Ippolito, Matthew

Medicine
Fellowship
Zambia
My research focus is on malaria elimination. Specifically, I am interested in the use of currently available agents to block the onward transmission of malaria. As a Lietman Fellow, I will travel to Zambia where our research group recently completed a clinical trial examining the antimalarial activity of artemether-lumefantrine (CoartemTM). In collaboration with local mentors, I will test patient specimens for parasite and drug levels to generate pharmacodynamic-pharmacokinetic models of Coartem. This work will establish important protocols and provide pilot data to inform a subsequent clinical trial comparing Coartem to another first-line agent, dihydroartemisinin-piperaquine (ArtekinTM), which I am currently funded to implement with co-mentors at the Johns Hopkins School of Medicine and Bloomberg School of Public Health. In addition to these research activities, I will rotate through the Macha Mission Hospital inpatient wards and outpatient clinic to participate in patient care. During my stay, I will meet for the first time our Zambian research partners including Ministry of Health officials, leaders of locally-based nongovernmental organizations, and Tropical Disease Research Center scientists.

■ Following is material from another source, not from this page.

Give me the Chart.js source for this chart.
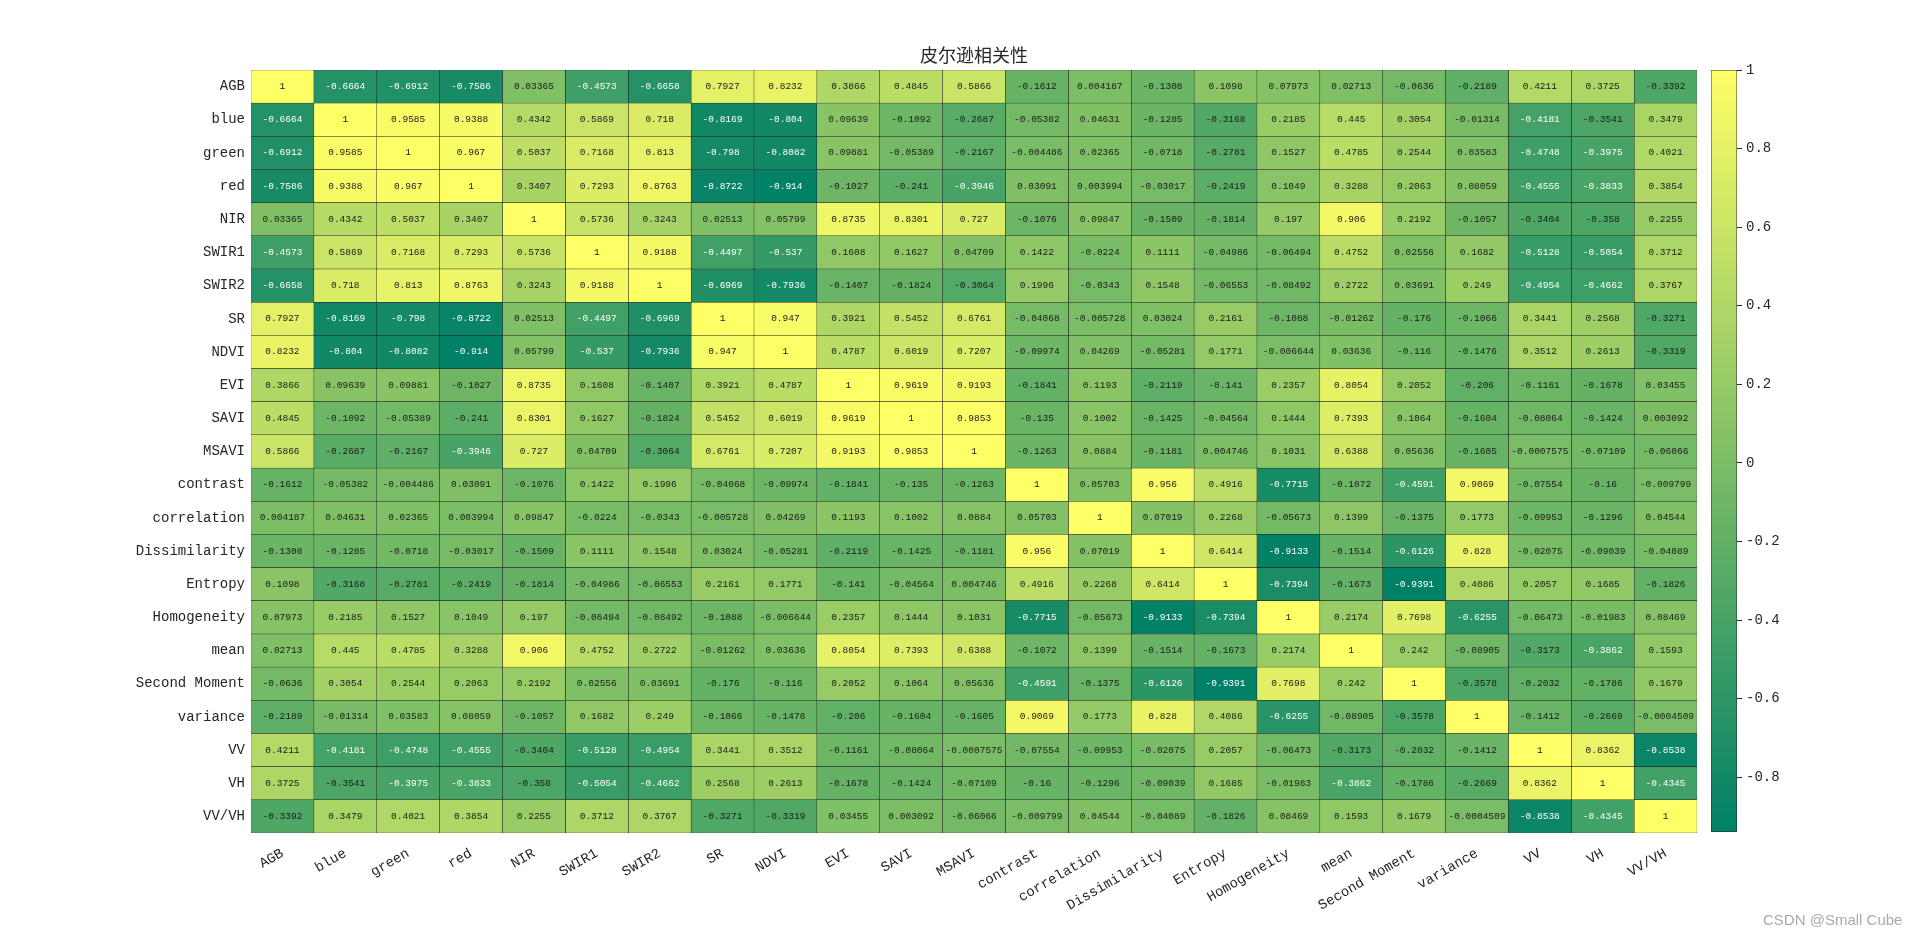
<!DOCTYPE html>
<html>
<head>
<meta charset="utf-8">
<script src="https://cdn.jsdelivr.net/npm/chart.js@4.4.0/dist/chart.umd.min.js"></script>
<style>
  html, body { margin: 0; padding: 0; background: #fff; width: 1920px; height: 937px; overflow: hidden; }
  #main { position: absolute; left: 0; top: 0; }
  #bar { position: absolute; left: 1690px; top: 0; }
  #mark { position: absolute; left: 1763px; top: 911px; font: 15px "Liberation Sans", Arial, sans-serif; color: #aaa; }
</style>
</head>
<body>
<canvas id="main" width="1920" height="937"></canvas>
<canvas id="bar" width="230" height="937"></canvas>
<div id="mark">CSDN @Small Cube</div>
<script>
const title = "皮尔逊相关性";
const labels = ["AGB", "blue", "green", "red", "NIR", "SWIR1", "SWIR2", "SR", "NDVI", "EVI", "SAVI", "MSAVI",
  "contrast", "correlation", "Dissimilarity", "Entropy", "Homogeneity", "mean", "Second Moment", "variance",
  "VV", "VH", "VV/VH"];

// correlation matrix, one row per variable (same order as labels)
const corr = [
  [1, -0.6664, -0.6912, -0.7586, 0.03365, -0.4573, -0.6658, 0.7927, 0.8232, 0.3866, 0.4845, 0.5866, -0.1612, 0.004187, -0.1308, 0.1098, 0.07973, 0.02713, -0.0636, -0.2189, 0.4211, 0.3725, -0.3392],
  [-0.6664, 1, 0.9585, 0.9388, 0.4342, 0.5869, 0.718, -0.8169, -0.804, 0.09639, -0.1092, -0.2687, -0.05382, 0.04631, -0.1285, -0.3168, 0.2185, 0.445, 0.3054, -0.01314, -0.4181, -0.3541, 0.3479],
  [-0.6912, 0.9585, 1, 0.967, 0.5037, 0.7168, 0.813, -0.798, -0.8082, 0.09881, -0.05389, -0.2167, -0.004486, 0.02365, -0.0718, -0.2781, 0.1527, 0.4785, 0.2544, 0.03583, -0.4748, -0.3975, 0.4021],
  [-0.7586, 0.9388, 0.967, 1, 0.3407, 0.7293, 0.8763, -0.8722, -0.914, -0.1027, -0.241, -0.3946, 0.03091, 0.003994, -0.03017, -0.2419, 0.1049, 0.3288, 0.2063, 0.08059, -0.4555, -0.3833, 0.3854],
  [0.03365, 0.4342, 0.5037, 0.3407, 1, 0.5736, 0.3243, 0.02513, 0.05799, 0.8735, 0.8301, 0.727, -0.1076, 0.09847, -0.1509, -0.1814, 0.197, 0.906, 0.2192, -0.1057, -0.3404, -0.358, 0.2255],
  [-0.4573, 0.5869, 0.7168, 0.7293, 0.5736, 1, 0.9188, -0.4497, -0.537, 0.1608, 0.1627, 0.04709, 0.1422, -0.0224, 0.1111, -0.04986, -0.06494, 0.4752, 0.02556, 0.1682, -0.5128, -0.5054, 0.3712],
  [-0.6658, 0.718, 0.813, 0.8763, 0.3243, 0.9188, 1, -0.6969, -0.7936, -0.1407, -0.1824, -0.3064, 0.1996, -0.0343, 0.1548, -0.06553, -0.08492, 0.2722, 0.03691, 0.249, -0.4954, -0.4662, 0.3767],
  [0.7927, -0.8169, -0.798, -0.8722, 0.02513, -0.4497, -0.6969, 1, 0.947, 0.3921, 0.5452, 0.6761, -0.04068, -0.005728, 0.03024, 0.2161, -0.1088, -0.01262, -0.176, -0.1066, 0.3441, 0.2568, -0.3271],
  [0.8232, -0.804, -0.8082, -0.914, 0.05799, -0.537, -0.7936, 0.947, 1, 0.4787, 0.6019, 0.7207, -0.09974, 0.04269, -0.05281, 0.1771, -0.006644, 0.03636, -0.116, -0.1476, 0.3512, 0.2613, -0.3319],
  [0.3866, 0.09639, 0.09881, -0.1027, 0.8735, 0.1608, -0.1407, 0.3921, 0.4787, 1, 0.9619, 0.9193, -0.1841, 0.1193, -0.2119, -0.141, 0.2357, 0.8054, 0.2052, -0.206, -0.1161, -0.1678, 0.03455],
  [0.4845, -0.1092, -0.05389, -0.241, 0.8301, 0.1627, -0.1824, 0.5452, 0.6019, 0.9619, 1, 0.9853, -0.135, 0.1002, -0.1425, -0.04564, 0.1444, 0.7393, 0.1064, -0.1604, -0.08064, -0.1424, 0.003092],
  [0.5866, -0.2687, -0.2167, -0.3946, 0.727, 0.04709, -0.3064, 0.6761, 0.7207, 0.9193, 0.9853, 1, -0.1263, 0.0884, -0.1181, 0.004746, 0.1031, 0.6388, 0.05636, -0.1605, -0.0007575, -0.07109, -0.06066],
  [-0.1612, -0.05382, -0.004486, 0.03091, -0.1076, 0.1422, 0.1996, -0.04068, -0.09974, -0.1841, -0.135, -0.1263, 1, 0.05703, 0.956, 0.4916, -0.7715, -0.1072, -0.4591, 0.9069, -0.07554, -0.16, -0.009799],
  [0.004187, 0.04631, 0.02365, 0.003994, 0.09847, -0.0224, -0.0343, -0.005728, 0.04269, 0.1193, 0.1002, 0.0884, 0.05703, 1, 0.07019, 0.2268, -0.05673, 0.1399, -0.1375, 0.1773, -0.09953, -0.1296, 0.04544],
  [-0.1308, -0.1285, -0.0718, -0.03017, -0.1509, 0.1111, 0.1548, 0.03024, -0.05281, -0.2119, -0.1425, -0.1181, 0.956, 0.07019, 1, 0.6414, -0.9133, -0.1514, -0.6126, 0.828, -0.02075, -0.09039, -0.04089],
  [0.1098, -0.3168, -0.2781, -0.2419, -0.1814, -0.04986, -0.06553, 0.2161, 0.1771, -0.141, -0.04564, 0.004746, 0.4916, 0.2268, 0.6414, 1, -0.7394, -0.1673, -0.9391, 0.4086, 0.2057, 0.1685, -0.1826],
  [0.07973, 0.2185, 0.1527, 0.1049, 0.197, -0.06494, -0.08492, -0.1088, -0.006644, 0.2357, 0.1444, 0.1031, -0.7715, -0.05673, -0.9133, -0.7394, 1, 0.2174, 0.7698, -0.6255, -0.06473, -0.01983, 0.08469],
  [0.02713, 0.445, 0.4785, 0.3288, 0.906, 0.4752, 0.2722, -0.01262, 0.03636, 0.8054, 0.7393, 0.6388, -0.1072, 0.1399, -0.1514, -0.1673, 0.2174, 1, 0.242, -0.08905, -0.3173, -0.3862, 0.1593],
  [-0.0636, 0.3054, 0.2544, 0.2063, 0.2192, 0.02556, 0.03691, -0.176, -0.116, 0.2052, 0.1064, 0.05636, -0.4591, -0.1375, -0.6126, -0.9391, 0.7698, 0.242, 1, -0.3578, -0.2032, -0.1786, 0.1679],
  [-0.2189, -0.01314, 0.03583, 0.08059, -0.1057, 0.1682, 0.249, -0.1066, -0.1476, -0.206, -0.1604, -0.1605, 0.9069, 0.1773, 0.828, 0.4086, -0.6255, -0.08905, -0.3578, 1, -0.1412, -0.2669, -0.0004509],
  [0.4211, -0.4181, -0.4748, -0.4555, -0.3404, -0.5128, -0.4954, 0.3441, 0.3512, -0.1161, -0.08064, -0.0007575, -0.07554, -0.09953, -0.02075, 0.2057, -0.06473, -0.3173, -0.2032, -0.1412, 1, 0.8362, -0.8538],
  [0.3725, -0.3541, -0.3975, -0.3833, -0.358, -0.5054, -0.4662, 0.2568, 0.2613, -0.1678, -0.1424, -0.07109, -0.16, -0.1296, -0.09039, 0.1685, -0.01983, -0.3862, -0.1786, -0.2669, 0.8362, 1, -0.4345],
  [-0.3392, 0.3479, 0.4021, 0.3854, 0.2255, 0.3712, 0.3767, -0.3271, -0.3319, 0.03455, 0.003092, -0.06066, -0.009799, 0.04544, -0.04089, -0.1826, 0.08469, 0.1593, 0.1679, -0.0004509, -0.8538, -0.4345, 1]
];

const cMin = -0.9391;
const cMax = 1;
const cbTicks = [-0.8, -0.6, -0.4, -0.2, 0, 0.2, 0.4, 0.6, 0.8, 1];

const tickFont = { family: '"Liberation Mono", monospace', size: 14 };
const tickColor = "#262626";

// matlab "summer" colormap
function summer(v) {
  const t = (v - cMin) / (cMax - cMin);
  return `rgb(${Math.round(255 * t)},${Math.round(127.5 + 127.5 * t)},102)`;
}

// numbers in the cells + title centred over the cells
const cellText = {
  id: "cellText",
  afterDatasetsDraw(chart) {
    const { ctx, scales, chartArea } = chart;
    ctx.save();
    ctx.font = '9.5px "Liberation Mono", monospace';
    ctx.textAlign = "center";
    ctx.textBaseline = "middle";
    corr.forEach((row, i) => {
      row.forEach((v, j) => {
        ctx.fillStyle = v < -0.377 ? "#ffffff" : "#1a1a1a";
        ctx.fillText(String(v), scales.x.getPixelForValue(j + 0.5), scales.y.getPixelForValue(i));
      });
    });
    ctx.font = '18px "Noto Sans CJK SC", sans-serif';
    ctx.fillStyle = tickColor;
    ctx.fillText(title, (chartArea.left + chartArea.right) / 2, chartArea.top - 15);
    ctx.restore();
  },
};

const datasets = labels.map((name, j) => ({
  label: name,
  data: labels.map(() => 1),
  backgroundColor: corr.map((row) => summer(row[j])),
  borderColor: "#1a1a1a",
  borderWidth: 0.5,
  borderSkipped: false,
  barPercentage: 1,
  categoryPercentage: 1,
}));

new Chart(document.getElementById("main"), {
  type: "bar",
  data: { labels: labels, datasets: datasets },
  options: {
    indexAxis: "y",
    responsive: false,
    animation: false,
    layout: { padding: { left: 0, right: 223, top: 70, bottom: 0 } },
    plugins: {
      legend: { display: false },
      tooltip: { enabled: false },
    },
    scales: {
      x: { type: "linear", stacked: true, min: 0, max: labels.length, display: false },
      xl: {
        type: "category",
        labels: labels,
        position: "bottom",
        offset: true,
        grid: { display: false },
        border: { display: false },
        ticks: { font: tickFont, color: tickColor, minRotation: 30, maxRotation: 30, autoSkip: false, padding: 4 },
        afterFit(s) { s.height = 104; },
      },
      y: {
        type: "category",
        stacked: true,
        offset: true,
        grid: { display: false, drawTicks: false },
        border: { display: false },
        ticks: { font: tickFont, color: tickColor, padding: 6, autoSkip: false },
        afterFit(s) { s.width = 251; },
      },
    },
  },
  plugins: [cellText],
});

new Chart(document.getElementById("bar"), {
  type: "bar",
  data: {
    labels: [""],
    datasets: [{
      data: [[cMin, cMax]],
      backgroundColor: (c) => {
        const a = c.chart.chartArea;
        if (!a) return null;
        const g = c.chart.ctx.createLinearGradient(0, a.bottom, 0, a.top);
        g.addColorStop(0, summer(cMin));
        g.addColorStop(1, summer(cMax));
        return g;
      },
      borderColor: "#262626",
      borderWidth: 0.8,
      borderSkipped: false,
      barPercentage: 1,
      categoryPercentage: 1,
    }],
  },
  options: {
    responsive: false,
    animation: false,
    layout: { padding: { left: 21, top: 70, bottom: 105, right: 0 } },
    plugins: { legend: { display: false }, tooltip: { enabled: false } },
    scales: {
      x: { display: false },
      y: {
        position: "right",
        min: cMin,
        max: cMax,
        afterBuildTicks(s) { s.ticks = cbTicks.map((v) => ({ value: v })); },
        grid: { drawOnChartArea: false, tickLength: 5, color: tickColor },
        border: { display: false },
        ticks: { font: tickFont, color: tickColor, padding: 4, callback: (v) => String(v) },
        afterFit(s) { s.width = 183; },
      },
    },
  },
});
</script>
</body>
</html>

Collaborating Institution: Macha Research Trust
Ndeeshambilila icibemba. “I am studying Bemba.” Along with the morning, afternoon, and evening greetings in the local language, I committed this phrase to heart and it paved the way for integrating as best I could into village life in Nchelenge.
A few days prior, I boarded a plane from New York City and landed twenty-four hours later in Lusaka, the capital of Zambia. I found a hotel near the intercity bus station, rested from the long flight over, and purchased an overland ticket to Ndola in the Copperbelt region where our collaborators maintained laboratories and offices. After just a day of introductions, facility tours, meetings with Victor Daka the parasite biolologist, Osbert the parasite geneticist (and chess master), and Jean-Bertin, an emigrated Congolese doctor and local hero—he was the only doctor in Nchelenge District for five years, receiving patients from three surrounding districts—it was time to get back on the road. It had been eight hours to Ndola and now another fourteen to Nchelenge, perched in a far northern pocket of Zambia. “I can see Congo from my house,” I wrote home. More emphatically, I wrote home about the human toll from malaria that I witnessed.
Months before my arrival, the district hospital had been singled out for having the highest malaria case fatality rate in the country. On our field excursion, eight out of ten children at the first house we surveyed tested positive for malaria. The second patient I saw in clinic was a young woman in her twenties too weak to clutch her infant any longer, gasping for air as her lungs tried to compensate for the lactic acid building up in her blood as it spilled from malaria-hemolyzed cells. She did not survive the hour. Over the next four weeks, my examination of the laboratory logbooks and hospital registries found that malaria accounted for more than one-third of pediatric hospitalizations and almost half of child deaths in the hospital. The rural health centers were not equipped to treat severe malaria—there were no intravenous antimalarial drugs onsite—so delays in treatment were commonplace as patients’ families struggled to find and pay for a motorbike or car to the hospital over the single unpaved road.
I had a number of objectives on arrival. This was a site visit to the rural health center where, later this year, I will lead the launch of a clinical trial of two antimalarial drug combinations, testing their specific pharmacodynamics in humans for the first time. The project will serve as the basis of my Ph.D. research at the Johns Hopkins Bloomberg School of Public Health, and subsequent grants. I was also charged with collecting pilot data for a surveillance program of severe malaria in the region. Dr. Jean-Bertin was my local expert and guide. He opened up the district hospital to me, and helped form a new collaboration. Sister Tente, a pharmacist, was the chief hospital administrator, and Dr. Luc Kamavu oversaw patient care; they enthusiastically embraced the project and ensured a productive month. I attended rounds on the medical and surgical wards, assisted in the examination and diagnosis of patients, and undertook a study of common practices around malaria diagnosis, treatment, and documentation to inform our surveillance.
At the conclusion of my trip, I hosted new friends and colleagues from the hospital, clinic, and local ministry for a “fry”—the Zambian version of a backyard barbeque. Over plates of roasted goat and chicken, and bottles of Victoria Falls “Mosi-ao-Tunya” lager, ideas were exchanged between the director of the hospital laboratory and the rural clinicians, the local minister of health picked my brain about mass drug administration for eliminating malaria from Nchelenge, and I practiced the little Bemba I had learned. Tukamonana, I said as the guests left. “We will see each other soon.”